Forty years later, we’re facing global warming, or what’s more accurately referred to as a climate crisis. The U.S. has seen wildfires and floods, sea-level rise, drought, and the big Texas freeze in 2021. Hurricanes like Harvey also hit the country, causing 52 inches of rain to fall on Houston.
Other parts of the globe are experiencing melting glaciers in Greenland and Antarctica, and climate refugees are fleeing their homes to seek refuge elsewhere. This is not the norm. And it’s exactly what the IPCC scientists predicted will happen due to climate change, except it’s happening much faster than they first expected.
Getting to Ms. Schmidtke’s questions:
“Why do elected leaders echo the certain anti-energy activists who favor eliminating traditional fuels?”
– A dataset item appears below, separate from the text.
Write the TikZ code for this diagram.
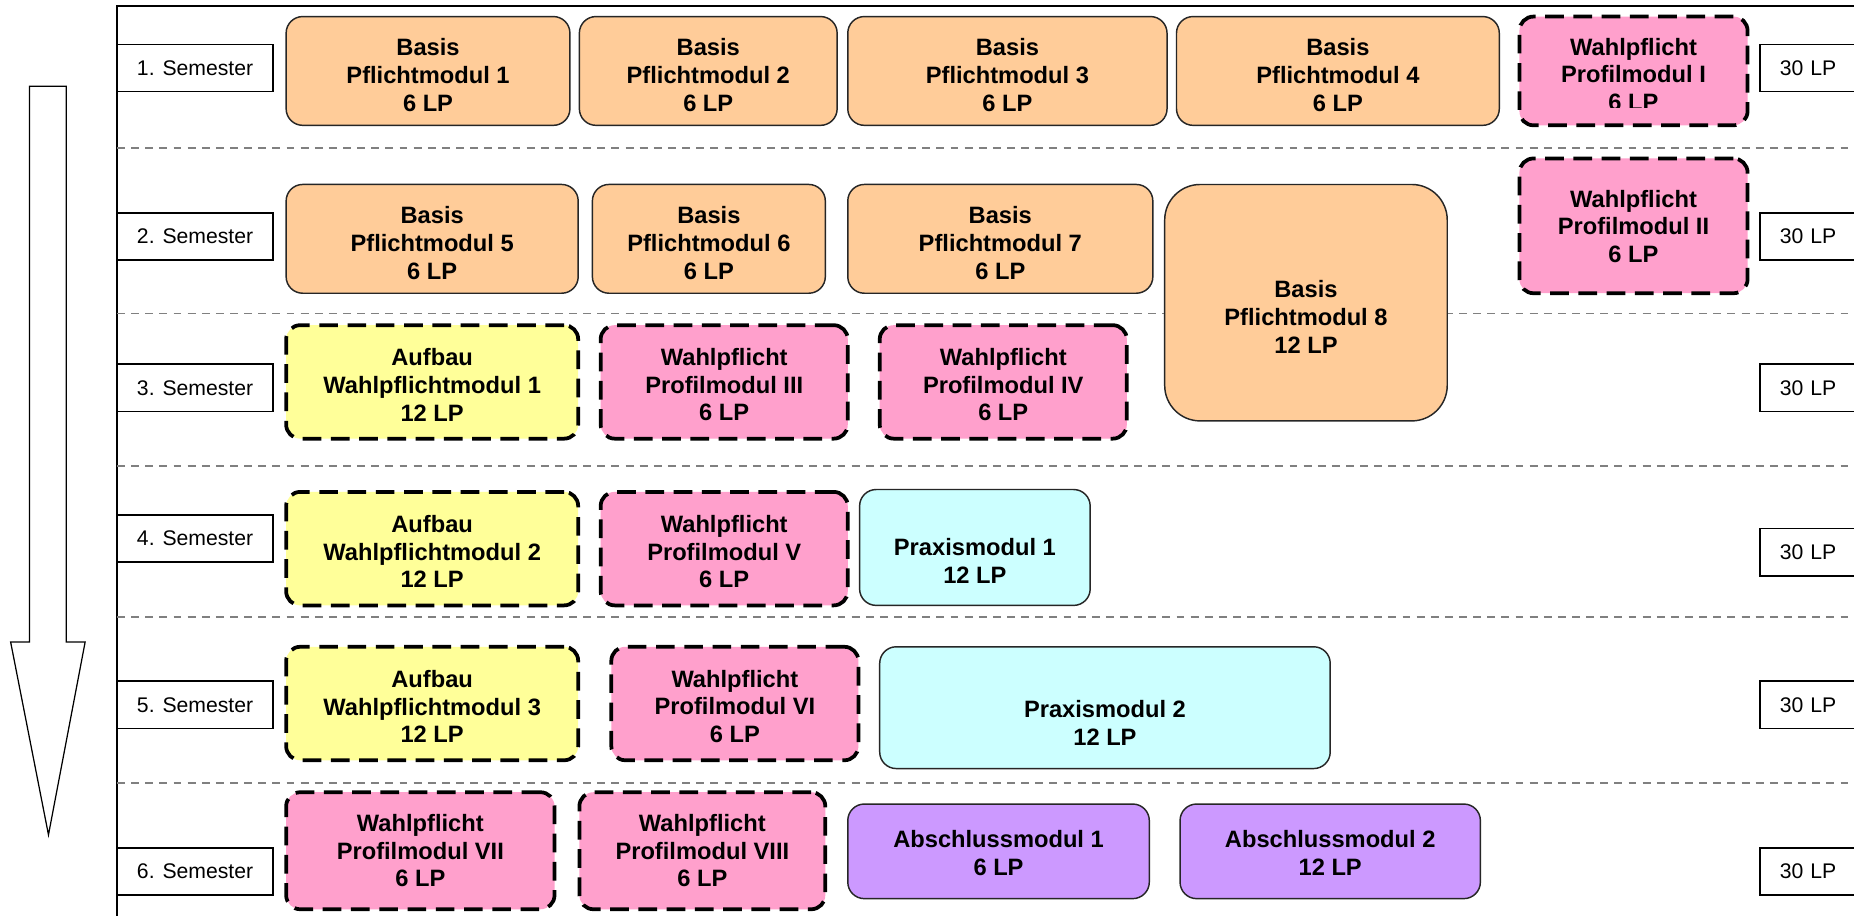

First “anti-energy activists” is an inaccurate term meant to fire people up. No one is saying that we should stop using energy. Instead, we need to be smarter about how we use energy and start transitioning over to forms that don’t put so much carbon dioxide and methane into the atmosphere. Researchers are discovering other ways to produce and store energy.
“Why don’t they ever cite America’s world-leading success in reducing emissions while producing energy at record levels?”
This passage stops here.